Después de ser vencido en El Calvario, Agualongo y un grueso de militares realistas se dirigen por el río Telembí hacia Barbacoas. Para entonces el ejército patriota, al mando del inexperto Mosquera, se prepara para la terrible emboscada que haría Agualongo y la cual sabían de antemano, inclusive prometió la libertad a los esclavos que se aventuraran a detener la avanzada realista, logrando vencer a algunos de ellos. El 1 de junio las fuerzas pastusas llegan a la ciudad, inclusive el soldado Martínez, del batallón Aragón, le asienta un tiro en la cara al comandante caucano, destrozándole la mandíbula inferior, atravesándole la lengua, lo que lo obligó a ceder el mando al coronel Parra. Agualongo, al verse imposibilitado de tomar el cuantioso tesoro, ordena incendiar la ciudad, huyendo e internándose en la selva con su ejército diezmado, quienes serán perseguidos, muchos de ellos atrapados y fusilados en el acto.

En parte que da Agualongo a la Comandancia General de Armas del Cauca, anota: “tuve a bien el retirarme con el honor que acostumbran las tropas militares, sin haber perdido más que diez hombres entre paisanos y tropa nuestra, pero para esto tuvo que volverse en cenizas todo el pueblo” (AGN. Sección: República. Fondo: Secretaría de Guerra y Marina. Tomo: 43. Folio: 689). Triste suerte la de la ciudad de Barbacoas, sobre todo porque algunos historiadores han querido mostrar al ejército patriota como monstruoso, lleno de masones e infieles que no respetaban absolutamente nada, luchando casi que contra un ejército realista formado por “monjas de la caridad” en donde el rosario y la templanza eran sus consignas; no es así, ambos ejércitos cometieron exabruptos que marcaron a nuestros territorios, tales como la nefanda noche del 24 de diciembre de 1822 por parte de los patriotas, la retoma a sangre y fuego de Los Pastos por parte de Agualongo, Boves y Merchancano en 1823 y el terrible incendio de Barbacoas por parte de los realistas pastusos el 1 de junio de 1824, entre muchos otros más.

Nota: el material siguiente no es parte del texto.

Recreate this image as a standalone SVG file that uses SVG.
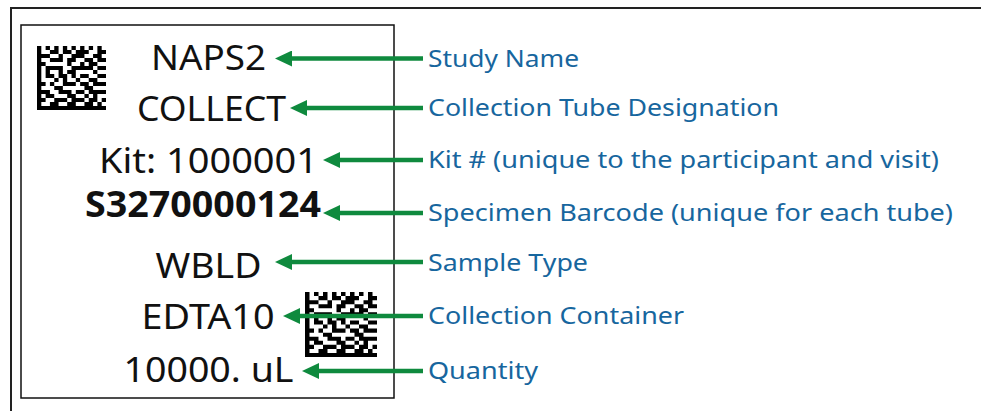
<svg xmlns="http://www.w3.org/2000/svg" xmlns:xlink="http://www.w3.org/1999/xlink" width="981" height="411" viewBox="0 0 981 411">
<style>
.lbl{font-family:"Noto Sans","Open Sans","Liberation Sans",sans-serif;font-size:35px;fill:#111;text-anchor:middle}
.bold{font-weight:bold}
.ann{font-family:"Noto Sans","Open Sans","Liberation Sans",sans-serif;font-size:24px;fill:#17669e}
.arr{stroke:#0f8a3e;stroke-width:4.5;fill:none;marker-end:url(#ah)}
</style>
<defs>
<marker id="ah" markerUnits="userSpaceOnUse" viewBox="0 0 17 16" refX="7" refY="8" markerWidth="17" markerHeight="16" orient="auto">
<path d="M0 0L17 8L0 16z" fill="#0f8a3e"/>
</marker>
<symbol id="dm" viewBox="0 0 16 16" preserveAspectRatio="none">
<path fill="#000" d="M0 0h1v16h-1z M0 15h16v1h-16z
M2 0h1v1h-1z M4 0h1v1h-1z M6 0h1v1h-1z M8 0h1v1h-1z M10 0h1v1h-1z M12 0h1v1h-1z M14 0h1v1h-1z
M3 1h2v1h-2z M6 1h2v1h-2z M9 1h3v1h-3z M14 1h2v1h-2z
M1 2h2v1h-2z M5 2h1v1h-1z M8 2h3v1h-3z M13 2h2v1h-2z
M3 3h3v1h-3z M7 3h2v1h-2z M11 3h2v1h-2z M14 3h2v1h-2z
M1 4h1v1h-1z M7 4h1v1h-1z M10 4h1v1h-1z M12 4h2v1h-2z
M2 5h4v1h-4z M8 5h5v1h-5z M14 5h2v1h-2z
M2 6h1v1h-1z M5 6h1v1h-1z M7 6h2v1h-2z M13 6h1v1h-1z
M2 7h2v1h-2z M5 7h2v1h-2z M8 7h1v1h-1z M10 7h2v1h-2z M14 7h2v1h-2z
M4 8h1v1h-1z M6 8h1v1h-1z M9 8h1v1h-1z M12 8h2v1h-2z
M1 9h1v1h-1z M3 9h1v1h-1z M6 9h3v1h-3z M10 9h2v1h-2z M13 9h3v1h-3z
M4 10h2v1h-2z M11 10h2v1h-2z
M1 11h2v1h-2z M5 11h3v1h-3z M9 11h2v1h-2z M12 11h4v1h-4z
M2 12h2v1h-2z M7 12h2v1h-2z M11 12h1v1h-1z M13 12h1v1h-1z
M1 13h1v1h-1z M4 13h3v1h-3z M8 13h3v1h-3z M12 13h2v1h-2z M15 13h1v1h-1z
M3 14h2v1h-2z M7 14h2v1h-2z M11 14h2v1h-2z M14 14h1v1h-1z"/>
</symbol>
</defs>
<rect width="981" height="411" fill="#fff"/>
<g id="frame">
<path d="M11 411V8H981" fill="none" stroke="#222" stroke-width="2"/>
<rect x="21" y="25" width="373" height="373" fill="none" stroke="#111" stroke-width="1.5"/>
</g>
<g id="codes">
<use xlink:href="#dm" href="#dm" x="37" y="46" width="69" height="64"/>
<use xlink:href="#dm" href="#dm" x="305" y="292" width="72" height="65"/>
</g>
<g id="label-naps2"><text class="lbl" x="208.5" y="70" textLength="115" lengthAdjust="spacingAndGlyphs">NAPS2</text></g>
<g id="label-collect"><text class="lbl" x="211.5" y="121" textLength="149" lengthAdjust="spacingAndGlyphs">COLLECT</text></g>
<g id="label-kit"><text class="lbl" x="208.5" y="173" textLength="219" lengthAdjust="spacingAndGlyphs">Kit: 1000001</text></g>
<g id="label-specimen"><text class="lbl bold" x="203" y="217" textLength="236" lengthAdjust="spacingAndGlyphs">S3270000124</text></g>
<g id="label-wbld"><text class="lbl" x="208.5" y="278" textLength="106" lengthAdjust="spacingAndGlyphs">WBLD</text></g>
<g id="label-edta"><text class="lbl" x="208" y="329" textLength="133" lengthAdjust="spacingAndGlyphs">EDTA10</text></g>
<g id="label-qty"><text class="lbl" x="208.5" y="382" textLength="170" lengthAdjust="spacingAndGlyphs">10000. uL</text></g>
<g id="ann-study"><text class="ann" x="428" y="67" textLength="151" lengthAdjust="spacingAndGlyphs">Study Name</text></g>
<g id="ann-tube"><text class="ann" x="428" y="116" textLength="351" lengthAdjust="spacingAndGlyphs">Collection Tube Designation</text></g>
<g id="ann-kit"><text class="ann" x="428" y="168" textLength="511" lengthAdjust="spacingAndGlyphs">Kit # (unique to the participant and visit)</text></g>
<g id="ann-specimen"><text class="ann" x="428" y="221" textLength="525" lengthAdjust="spacingAndGlyphs">Specimen Barcode (unique for each tube)</text></g>
<g id="ann-sample"><text class="ann" x="428" y="271" textLength="160" lengthAdjust="spacingAndGlyphs">Sample Type</text></g>
<g id="ann-container"><text class="ann" x="428" y="324" textLength="256" lengthAdjust="spacingAndGlyphs">Collection Container</text></g>
<g id="ann-qty"><text class="ann" x="428" y="379" textLength="110" lengthAdjust="spacingAndGlyphs">Quantity</text></g>
<g id="connectors">
<path class="arr" d="M423 58.5H285"/>
<path class="arr" d="M423 108H300"/>
<path class="arr" d="M423 160H333"/>
<path class="arr" d="M423 213H333"/>
<path class="arr" d="M423 262H285"/>
<path class="arr" d="M423 316H293"/>
<path class="arr" d="M423 371H312"/>
</g>
</svg>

Mosquera reconoce el valor de los barbacoanos y el apoyo que recibió de estos para resistir a los realistas, “Con todo como hallase yo un apoyo en el patriotismo y decisión de las gentes de la ciudad, me esforcé a resistir la invasión, según lo puntualizo en otros oficios, y salvar al pueblo del degüello que le amenazaba. El entusiasmo de todos los hombres que tuve a mi devoción es inexplicable”, insistiendo en mostrar como la ciudad quedó incendiado, perdiendo ricos y pobres todas sus propiedades, hasta el punto de pedir ayuda para remediar la miseria en que quedaron sus habitantes: “Lo cierto es que los más vieron con serenidad arder sus hogares, sus propiedades, y cuanto tenían de lujo y comodidad, y sin desprenderse de las armas prefirieron la destrucción del enemigo, a la salvación de sus intereses. Han quedado reducidos a la última indigencia en tal estado, que hay personas que no tienen otro alojamiento que el cuartel, en el que resida sin otro recurso que el pequeño lugar que les toca para dormir a la intemperie. Yo faltaría a mi deber sino lo informase a vuestra señoría suplicándole se digne elevar esta noticia al Supremo Gobierno de la Nación para que se atienda con la conmiseración que se merece esta porción de infelices adictos al gobierno de la República, recomendándolos con todo el interés a que se han hecho acreedores” (AGN. Sección: República. Fondo: Secretaría de Guerra y Marina. Tomo: 43. Folio: 691 Folio: 691r).

Diezmado el ejército realista, algunos regresan a Pasto y otros se dirigen al río Mayo, entre estos Agualongo, quien sería atrapado el 24 de junio por su excompañero de armas, el ahora coronel patriota José María Obando, quien sería conducido a Popayán y fusilado el 13 de julio de 1824.

Barbacoas enfrentaría muchas otras batallas, principalmente la del olvido por parte del Estado central, del gobierno departamental, así como el saqueo de sus minas que enriqueció y sigue enriqueciendo más a foráneos que a propios, lugar donde nació una casta política que no ha sabido responder a su comunidad. Barbacoas, en oro y leyendas cantada.